Requirements: Within the records below, find each line that holds the string "React", then copy it.
########
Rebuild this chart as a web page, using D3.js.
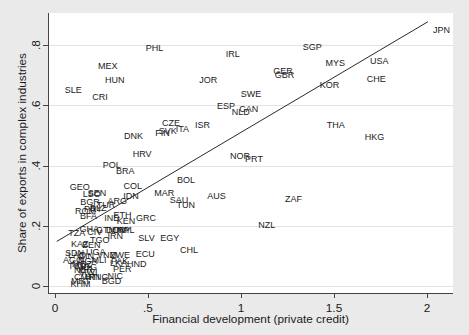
<!DOCTYPE html>
<html lang="en">
<head>
  <meta charset="UTF-8">
  <title>Complex exports vs financial development</title>
  <script src="https://d3js.org/d3.v7.min.js"></script>
  <style>
    body {
      margin: 0;
      background: #eaeaea;
    }
    svg {
      display: block;
      font-family: "Liberation Sans", Arial, sans-serif;
    }
    .lab {
      font-size: 9px;
      fill: #1a1a1a;
    }
    .tick-label, .axis-title {
      font-size: 11.8px;
      fill: #1a1a1a;
    }
  </style>
</head>
<body>
  <svg width="469" height="335"></svg>

  <script>
    // Country codes and their values (private credit, share of complex exports)
    const codes = [
      "JPN","PHL","IRL","SGP","MEX","HUN","JOR","SLE","CRI","GER",
      "GBR","MYS","USA","KOR","CHE","SWE","ESP","CAN","NLD","CZE",
      "SVK","FIN","ITA","ISR","THA","HKG","DNK","HRV","NOR","PRT",
      "POL","BRA","BOL","GEO","COL","LSO","SEN","IDN","MAR","SAU",
      "TUN","AUS","ZAF","NZL","BGR","ARG","TUR","ROM","PRY","BLZ",
      "BFA","IND","ETH","KEN","GRC","TZA","GHA","CIV","GTM","DOM",
      "URY","NPL","IRN","SLV","EGY","TGO","KAZ","BEN","CHL","ZWE",
      "ECU","SDN","LAO","UGA","VNM","GIN","AGO","MLI","NGA","LKA",
      "PAK","HND","MOZ","TCD","MDG","PER","NER","MWI","HTI","CMR",
      "PNG","NIC","BGD","KHM","MRT"
    ];
    const finDev = [
      2.005,0.461,0.891,1.305,0.204,0.242,0.749,0.025,0.174,1.147,
      1.154,1.428,1.667,1.396,1.649,0.972,0.844,0.964,0.923,0.548,
      0.531,0.512,0.622,0.726,1.434,1.638,0.344,0.391,0.914,0.995,
      0.230,0.301,0.629,0.052,0.342,0.122,0.149,0.340,0.507,0.590,
      0.627,0.792,1.210,1.066,0.109,0.256,0.197,0.081,0.129,0.161,
      0.108,0.238,0.287,0.305,0.409,0.045,0.105,0.147,0.194,0.247,
      0.280,0.306,0.256,0.421,0.539,0.161,0.059,0.118,0.645,0.269,
      0.407,0.027,0.043,0.140,0.199,0.097,0.016,0.169,0.097,0.269,
      0.274,0.360,0.065,0.043,0.086,0.285,0.075,0.102,0.134,0.075,
      0.156,0.255,0.224,0.056,0.059
    ];
    const complexShare = [
      0.850,0.792,0.770,0.793,0.731,0.685,0.685,0.653,0.627,0.715,
      0.700,0.740,0.747,0.669,0.687,0.640,0.599,0.590,0.577,0.543,
      0.516,0.509,0.523,0.534,0.534,0.496,0.498,0.439,0.434,0.422,
      0.404,0.381,0.353,0.330,0.333,0.305,0.308,0.300,0.311,0.285,
      0.270,0.299,0.291,0.203,0.281,0.283,0.271,0.249,0.256,0.261,
      0.233,0.227,0.235,0.217,0.228,0.178,0.191,0.179,0.188,0.188,
      0.186,0.186,0.168,0.160,0.160,0.154,0.140,0.138,0.119,0.105,
      0.107,0.110,0.103,0.113,0.105,0.100,0.086,0.086,0.083,0.076,
      0.083,0.075,0.073,0.066,0.063,0.057,0.055,0.047,0.030,0.029,
      0.030,0.035,0.017,0.007,0.017
    ];

    // Fitted values (linear fit), read at the ends of the line
    const fitX = [0.009, 2.005];
    const fitY = [0.148, 0.878];

    // Axis ticks
    const xTicks = [0, 0.5, 1, 1.5, 2];
    const xTickLabels = ["0", ".5", "1", "1.5", "2"];
    const yTicks = [0, 0.2, 0.4, 0.6, 0.8];
    const yTickLabels = ["0", ".2", ".4", ".6", ".8"];

    const points = codes.map((c, i) => ({ id: c, x: finDev[i], y: complexShare[i] }));

    const svg = d3.select("svg");
    const plot = { left: 48, right: 453, top: 13, bottom: 293 };

    const xScale = d3.scaleLinear().domain([0, 2]).range([55, 427]);
    const yScale = d3.scaleLinear().domain([0, 0.8]).range([286, 45.2]);

    // Plot region
    svg.append("rect")
      .attr("x", plot.left)
      .attr("y", plot.top)
      .attr("width", plot.right - plot.left)
      .attr("height", plot.bottom - plot.top)
      .attr("fill", "#fff");

    // Gridlines
    svg.append("g")
      .selectAll("line")
      .data(yTicks)
      .join("line")
      .attr("x1", plot.left)
      .attr("x2", plot.right)
      .attr("y1", d => Math.round(yScale(d)) + 0.5)
      .attr("y2", d => Math.round(yScale(d)) + 0.5)
      .attr("stroke", "#e3e3e3")
      .attr("stroke-width", 1);

    // Axes
    const axisColor = "#444";
    svg.append("line")
      .attr("x1", plot.left + 0.5).attr("x2", plot.left + 0.5)
      .attr("y1", plot.top).attr("y2", plot.bottom)
      .attr("stroke", axisColor);
    svg.append("line")
      .attr("x1", plot.left).attr("x2", plot.right)
      .attr("y1", plot.bottom + 0.5).attr("y2", plot.bottom + 0.5)
      .attr("stroke", axisColor);

    // y ticks + labels
    const yt = svg.append("g").selectAll("g").data(yTicks).join("g");
    yt.append("line")
      .attr("x1", plot.left - 5).attr("x2", plot.left)
      .attr("y1", d => Math.round(yScale(d)) + 0.5)
      .attr("y2", d => Math.round(yScale(d)) + 0.5)
      .attr("stroke", axisColor);
    yt.append("text")
      .attr("class", "tick-label")
      .attr("transform", d => `translate(35.5,${yScale(d)}) rotate(-90)`)
      .attr("text-anchor", "middle")
      .attr("dy", "0.35em")
      .text((d, i) => yTickLabels[i]);

    // x ticks + labels
    const xt = svg.append("g").selectAll("g").data(xTicks).join("g");
    xt.append("line")
      .attr("x1", d => Math.round(xScale(d)) + 0.5)
      .attr("x2", d => Math.round(xScale(d)) + 0.5)
      .attr("y1", plot.bottom).attr("y2", plot.bottom + 5)
      .attr("stroke", axisColor);
    xt.append("text")
      .attr("class", "tick-label")
      .attr("x", d => xScale(d))
      .attr("y", 311.5)
      .attr("text-anchor", "middle")
      .text((d, i) => xTickLabels[i]);

    // Axis titles
    svg.append("text")
      .attr("class", "axis-title")
      .attr("x", (plot.left + plot.right) / 2)
      .attr("y", 322.5)
      .attr("text-anchor", "middle")
      .text("Financial development (private credit)");

    svg.append("text")
      .attr("class", "axis-title")
      .attr("transform", `translate(25.5,${(plot.top + plot.bottom) / 2}) rotate(-90)`)
      .attr("text-anchor", "middle")
      .text("Share of exports in complex industries");

    // Country labels (no marker, label to the right)
    svg.append("g")
      .selectAll("text")
      .data(points)
      .join("text")
      .attr("class", "lab")
      .attr("x", d => xScale(d.x) + 5)
      .attr("y", d => yScale(d.y))
      .attr("dy", "0.35em")
      .text(d => d.id);

    // Fit line
    const line = d3.line()
      .x((d, i) => xScale(fitX[i]))
      .y((d, i) => yScale(fitY[i]));
    svg.append("path")
      .attr("d", line(fitX))
      .attr("fill", "none")
      .attr("stroke", "#2a2a2a")
      .attr("stroke-width", 1);
  </script>
</body>
</html>
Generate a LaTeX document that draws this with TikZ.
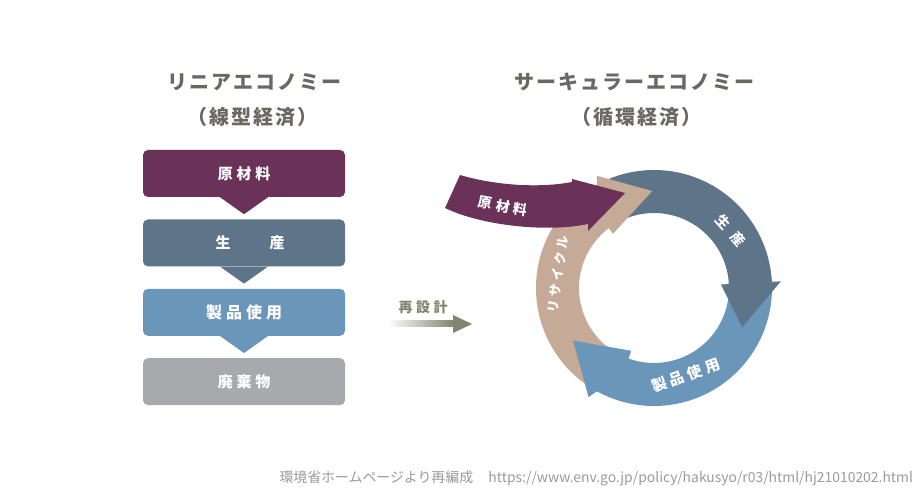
\documentclass[tikz,border=0pt]{standalone}
\usepackage{fontspec}
\setmainfont{Noto Sans CJK JP}
\newfontfamily\jpwide[LetterSpace=25]{Noto Sans CJK JP}
\newfontfamily\jptitle[LetterSpace=10]{Noto Sans CJK JP}
\usetikzlibrary{positioning}
\definecolor{rawpurple}{HTML}{6A3259}
\definecolor{prodslate}{HTML}{5D7489}
\definecolor{useblue}{HTML}{6A96B9}
\definecolor{wastegray}{HTML}{A8A9AD}
\definecolor{recytan}{HTML}{C4AA97}
\definecolor{titlegray}{HTML}{6B6862}
\definecolor{arrowolive}{HTML}{80856E}
\definecolor{footgray}{HTML}{9A9A9A}
\begin{document}
\begin{tikzpicture}[x=1pt, y=-1pt,
	stagebox/.style={rounded corners=5pt, minimum width=202pt, minimum height=47pt, text=white, inner sep=0pt, font=\jpwide\bfseries\fontsize{15}{15}\selectfont},
	title/.style={text=titlegray, font=\jptitle\bfseries\fontsize{20}{24}\selectfont},
	ringtext/.style={text=white, font=\jpwide\bfseries\fontsize{14}{14}\selectfont}]
	\useasboundingbox (0,0) rectangle (922,494);
	\node[title] (lintitle) at (254,82) {リニアエコノミー};
	\node[title] (linsub) at (252,117) {（線型経済）};
	\node[title] (circtitle) at (634,82) {サーキュラーエコノミー};
	\node[title] (circsub) at (636,117) {（循環経済）};
	\node[stagebox, fill=rawpurple] (raw) at (244,173.5) {原材料};
	\node[stagebox, fill=prodslate, below=22pt of raw] (prod) {\hspace{12pt}生\hspace{39pt}産};
	\node[stagebox, fill=useblue, below=22pt of prod, font=\jpwide\bfseries\fontsize{16}{16}\selectfont] (use) {製品使用};
	\node[stagebox, fill=wastegray, below=22pt of use] (waste) {廃棄物};
	\foreach \b/\c in {raw/rawpurple, prod/prodslate, use/useblue}
		\fill[\c] ([xshift=-24pt]\b.south) -- ([yshift=-17pt]\b.south) -- ([xshift=24pt]\b.south) -- cycle;
	\node[text=arrowolive, font=\jpwide\bfseries\fontsize{14}{14}\selectfont] (redesign) at (423,307) {再設計};
	\coordinate (rsstart) at (388,324);
	\coordinate (rsend) at (472,324);
	\shade[left color=white, right color=arrowolive] ([yshift=3pt]rsstart) rectangle ([xshift=-18pt, yshift=-3pt]rsend);
	\fill[arrowolive] ([xshift=-19pt, yshift=9pt]rsend) -- (rsend) -- ([xshift=-19pt, yshift=-9pt]rsend) -- cycle;
	\begin{scope}[shift={(654,288)}, yscale=-1]
		\fill[useblue] (5:118) arc[start angle=5, end angle=-119, radius=118] -- (-121:127) -- (-147:96.5) -- (-110:67) -- (-110:75) arc[start angle=-110, end angle=5, radius=75] -- cycle;
		\fill[prodslate] (116:118) arc[start angle=116, end angle=3, radius=118] -- (3:127) -- (-24:96.5) -- (3:67) -- (3:75) arc[start angle=3, end angle=116, radius=75] -- cycle;
		\fill[recytan] (240:118) arc[start angle=240, end angle=119, radius=118] -- (117:126) -- (91:97) -- (127:68) -- (127:75) arc[start angle=127, end angle=240, radius=75] -- cycle;
		\fill[useblue] (-121:127) -- (-147:96.5) -- (-110:67) -- (-110:80) -- (-119:118) -- cycle;
		\node[ringtext, rotate=-48, font=\bfseries\fontsize{14}{14}\selectfont] (prodlabel) at (37:96) {生\hspace{9pt}産};
		\node[ringtext, rotate=20, font=\jpwide\bfseries\fontsize{15}{15}\selectfont] (uselabel) at (-70:93) {製品使用};
		\node[ringtext, rotate=82, font=\jpwide\bfseries\fontsize{13}{13}\selectfont] (recylabel) at (172:97) {リサイクル};
	\end{scope}
	\fill[rawpurple] (460,175) .. controls (490,184) and (535,189) .. (572,182) -- (572,179) -- (625,193) -- (588,231) -- (588,224) .. controls (545,233) and (480,225) .. (445,208) -- cycle;
	\node[ringtext, rotate=-10] (rawlabel) at (503,206) {原材料};
	\node[anchor=west, text=footgray, font=\fontsize{13.9}{14}\selectfont] (source) at (276,478) {環境省ホームページより再編成\hspace{1.1em}https://www.env.go.jp/policy/hakusyo/r03/html/hj21010202.html};
\end{tikzpicture}
\end{document}
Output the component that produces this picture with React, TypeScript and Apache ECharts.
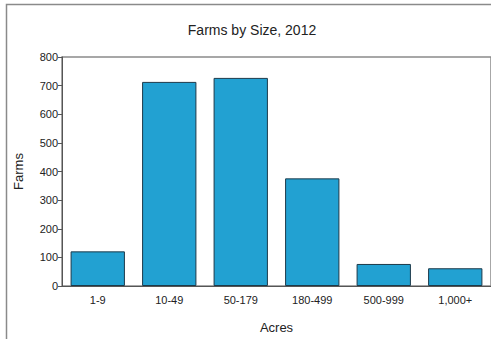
import React, { useEffect, useRef } from "react";
import * as echarts from "echarts";

const categories = ["1-9", "10-49", "50-179", "180-499", "500-999", "1,000+"];
const farms = [121, 713, 727, 376, 77, 62];
const yTicks = [0, 100, 200, 300, 400, 500, 600, 700, 800];

export default function App() {
  const ref = useRef<HTMLDivElement>(null);
  useEffect(() => {
    if (!ref.current) return;
    const chart = echarts.init(ref.current, null, { renderer: "svg" });
    const font = "Liberation Sans, Arial, sans-serif";
    chart.setOption({
      animation: false,
      backgroundColor: "#ffffff",
      title: {
        text: "Farms by Size, 2012",
        left: 247,
        top: 18,
        textAlign: "center",
        textStyle: { fontFamily: font, fontSize: 14, fontWeight: "normal", color: "#222" },
      },
      graphic: [
        {
          type: "rect",
          shape: { x: 6.5, y: 4.5, width: 600, height: 500 },
          style: { fill: "none", stroke: "#8a8a8a", lineWidth: 1.5 },
          silent: true,
        },
      ],
      grid: {
        left: 62,
        top: 57,
        width: 432,
        height: 236,
        show: true,
        borderColor: "#8a8a8a",
        borderWidth: 1.5,
        containLabel: false,
      },
      xAxis: {
        type: "category",
        data: categories,
        name: "Acres",
        nameLocation: "middle",
        nameGap: 35,
        nameTextStyle: { fontFamily: font, fontSize: 13, color: "#222" },
        axisLine: { lineStyle: { color: "#555", width: 1 } },
        axisTick: { show: false },
        axisLabel: { fontFamily: font, fontSize: 11, color: "#222", margin: 8 },
      },
      yAxis: {
        type: "value",
        min: yTicks[0],
        max: yTicks[yTicks.length - 1],
        interval: 100,
        name: "Farms",
        nameLocation: "middle",
        nameGap: 37,
        nameTextStyle: { fontFamily: font, fontSize: 13, color: "#222" },
        axisLine: { show: true, lineStyle: { color: "#555", width: 1 } },
        axisTick: { show: true, length: 4, lineStyle: { color: "#555" } },
        axisLabel: { fontFamily: font, fontSize: 11, color: "#222", margin: 4 },
        splitLine: { show: false },
      },
      series: [
        {
          type: "bar",
          data: farms,
          barCategoryGap: "24%",
          itemStyle: { color: "#22a1d2", borderColor: "#1d3a4a", borderWidth: 1 },
        },
      ],
    });
    return () => chart.dispose();
  }, []);
  return (
    <div
      ref={ref}
      style={{ position: "fixed", left: 0, top: 0, width: 491, height: 339 }}
    />
  );
}
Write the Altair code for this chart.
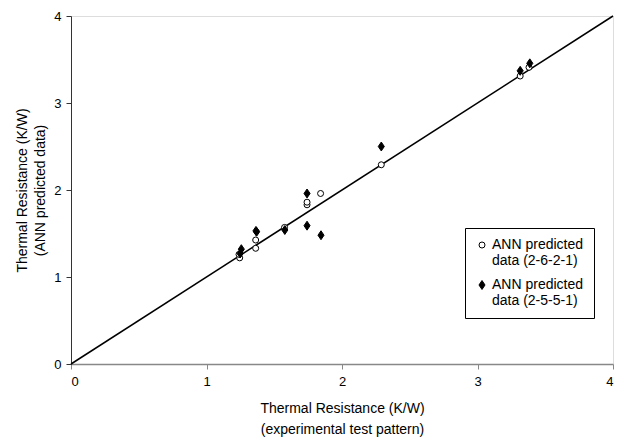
import altair as alt
import pandas as pd

# ANN predicted data (2-6-2-1): open circles
x_a = [1.245, 1.24, 1.363, 1.363, 1.576, 1.742, 1.742, 1.842, 2.29, 3.315, 3.38]
y_a = [1.22, 1.26, 1.33, 1.425, 1.57, 1.83, 1.86, 1.96, 2.29, 3.31, 3.41]
# ANN predicted data (2-5-5-1): filled diamonds
x_b = [1.248, 1.257, 1.365, 1.37, 1.578, 1.742, 1.742, 1.845, 2.29, 3.315, 3.386]
y_b = [1.27, 1.32, 1.53, 1.52, 1.54, 1.96, 1.59, 1.48, 2.50, 3.37, 3.456]

series_names = ["ANN predicted data (2-6-2-1)", "ANN predicted data (2-5-5-1)"]
line_x = [0, 4]
line_y = [0, 4]
ticks = [0, 1, 2, 3, 4]

df = pd.DataFrame({
    "x": x_a + x_b,
    "y": y_a + y_b,
    "series": [series_names[0]] * len(x_a) + [series_names[1]] * len(x_b),
})
df_line = pd.DataFrame({"x": line_x, "y": line_y})

FONT = "Liberation Sans"

xs = alt.Scale(domain=[0, 4], nice=False, zero=False)
ys = alt.Scale(domain=[0, 4], nice=False, zero=False)

xaxis = alt.Axis(
    values=ticks, format="d", grid=False,
    title=["Thermal Resistance (K/W)", "(experimental test pattern)"],
    titleFontSize=14, titleFontWeight="normal", titleFont=FONT, titleColor="black",
    titleLineHeight=21, titleBaseline="middle", titleY=44,
    labelFontSize=13, labelFont=FONT, labelColor="black", labelPadding=6,
    domainColor="#888888", tickColor="#888888", tickSize=5, domainWidth=1.5,
)
yaxis = alt.Axis(
    values=ticks, format="d", grid=False,
    title=["Thermal Resistance (K/W)", "(ANN predicted data)"],
    titleFontSize=14, titleFontWeight="normal", titleFont=FONT, titleColor="black",
    titleLineHeight=18, titleBaseline="middle", titleAngle=-90, titleX=-49, titleY=174,
    labelFontSize=13, labelFont=FONT, labelColor="black", labelPadding=5,
    domainColor="#333333", tickColor="#333333", tickSize=5,
)

line = alt.Chart(df_line).mark_line(color="black", strokeWidth=1.5).encode(
    x=alt.X("x:Q", scale=xs, axis=xaxis),
    y=alt.Y("y:Q", scale=ys, axis=yaxis),
)

diamond_path = "M0,-1L0.68,0L0,1L-0.68,0Z"

legend = alt.Legend(
    title=None, orient="none", legendX=394, legendY=212,
    strokeColor="black", fillColor="white", padding=10,
    labelFont=FONT, labelFontSize=14, labelColor="black",
    labelExpr="[slice(datum.label, 0, 13), slice(datum.label, 14)]",
    rowPadding=10, symbolStrokeWidth=1, labelOffset=3,
)

pts = alt.Chart(df).mark_point(filled=False, stroke="black", strokeWidth=1, opacity=1).encode(
    x=alt.X("x:Q", scale=xs),
    y=alt.Y("y:Q", scale=ys),
    shape=alt.Shape("series:N", scale=alt.Scale(domain=series_names, range=["circle", diamond_path]), legend=legend),
    fill=alt.Fill("series:N", scale=alt.Scale(domain=series_names, range=["white", "black"]), legend=legend),
    size=alt.Size("series:N", scale=alt.Scale(domain=series_names, range=[36, 80]), legend=legend),
)

chart = alt.layer(line, pts).properties(
    width=542, height=348,
    autosize=alt.AutoSizeParams(type="none"),
    padding={"left": 63, "top": 8, "right": 3, "bottom": 73},
).configure_view(stroke=None).configure(background="white")

chart.save("out.html", embed_options={"renderer": "svg", "actions": False})
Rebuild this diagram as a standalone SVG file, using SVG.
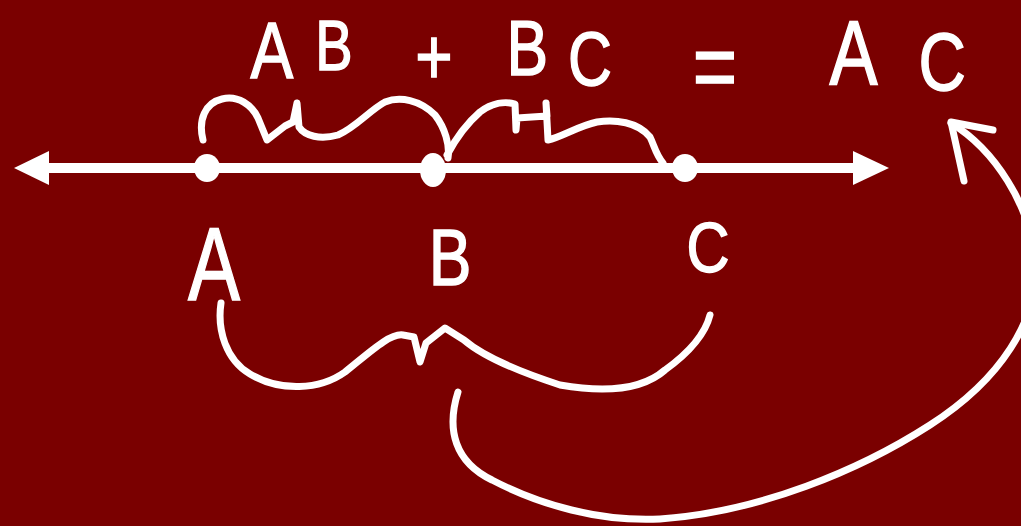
<svg xmlns="http://www.w3.org/2000/svg" width="1021" height="526" viewBox="0 0 1021 526">
<style>
.ink{fill:none;stroke:#fff;stroke-width:7;stroke-linecap:round;stroke-linejoin:round}
.dot{fill:#fff}
.hand{fill:#fff;stroke:#fff;stroke-width:1.5;font-family:"Liberation Sans","DejaVu Sans",sans-serif}
</style>
<rect width="1021" height="526" fill="#7a0000"/>
<g id="number-line">
<line x1="40" y1="168" x2="860" y2="168" stroke="#fff" stroke-width="10"/>
<polygon points="14,168 49,151 49,185" fill="#fff"/>
<polygon points="889,168 853,151 853,185" fill="#fff"/>
</g>
<g id="connectors">
<path class="ink" d="M203,140 C198,120 205,103 222,99 C238,95 252,105 258,118 L267,140 L285,126 L293,122 L297,103 L299,127 C305,136 320,140 338,135 C355,128 370,110 385,102 C400,96 420,100 435,115 C445,128 450,145 448,158"/>
<path class="ink" d="M447,155 C455,140 465,125 480,112 C492,103 505,101 515,104 L516,130 L517,118 L547,116 L546,103 L548,140 C562,137 578,126 597,122 C615,119 638,122 650,137 C654,145 656,155 663,163"/>
<path class="ink" d="M221,303 C217,330 226,360 250,374 C280,392 320,390 345,372 C370,352 390,333 403,335 L414,337 L420,362 L426,343 L445,328 L464,340 C485,358 520,372 560,385 C600,392 640,392 665,370 C690,352 705,335 710,315"/>
<path class="ink" d="M458,392 C446,430 455,462 492,480 C540,505 600,522 660,519 C760,512 860,470 930,425 C1000,380 1040,320 1035,260 C1030,205 995,150 951,123"/>
<path class="ink" d="M993,130 L951,122 L964,181"/>
</g>
<g id="point-A">
<ellipse class="dot" cx="207" cy="168" rx="13" ry="14"/>
<text class="hand" transform="translate(214,300) scale(0.75,1)" x="0" y="0" font-size="104" text-anchor="middle">A</text>
</g>
<g id="point-B">
<ellipse class="dot" cx="433" cy="170" rx="13" ry="17"/>
<text class="hand" transform="translate(450,285) scale(0.8,1)" x="0" y="0" font-size="80" text-anchor="middle">B</text>
</g>
<g id="point-C">
<ellipse class="dot" cx="685" cy="168" rx="13" ry="14"/>
<text class="hand" transform="translate(708,272) scale(0.85,1)" x="0" y="0" font-size="70" text-anchor="middle">C</text>
</g>
<g id="equation">
<text class="hand" transform="scale(0.8,1)"><tspan x="313" y="78" font-size="80">A</tspan><tspan x="394" y="70" font-size="70">B</tspan> <tspan x="519" y="84" font-size="80">+</tspan> <tspan x="633" y="75" font-size="78">B</tspan><tspan x="710" y="85" font-size="76">C</tspan> <tspan x="866" y="99" font-size="95">=</tspan> <tspan x="1037" y="84" font-size="90">A</tspan><tspan x="1148" y="90" font-size="82">C</tspan></text>
</g>
</svg>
########
The answer:
Output the component that produces this picture with React, TypeScript and Apache ECharts.
import React, { useEffect, useRef } from "react";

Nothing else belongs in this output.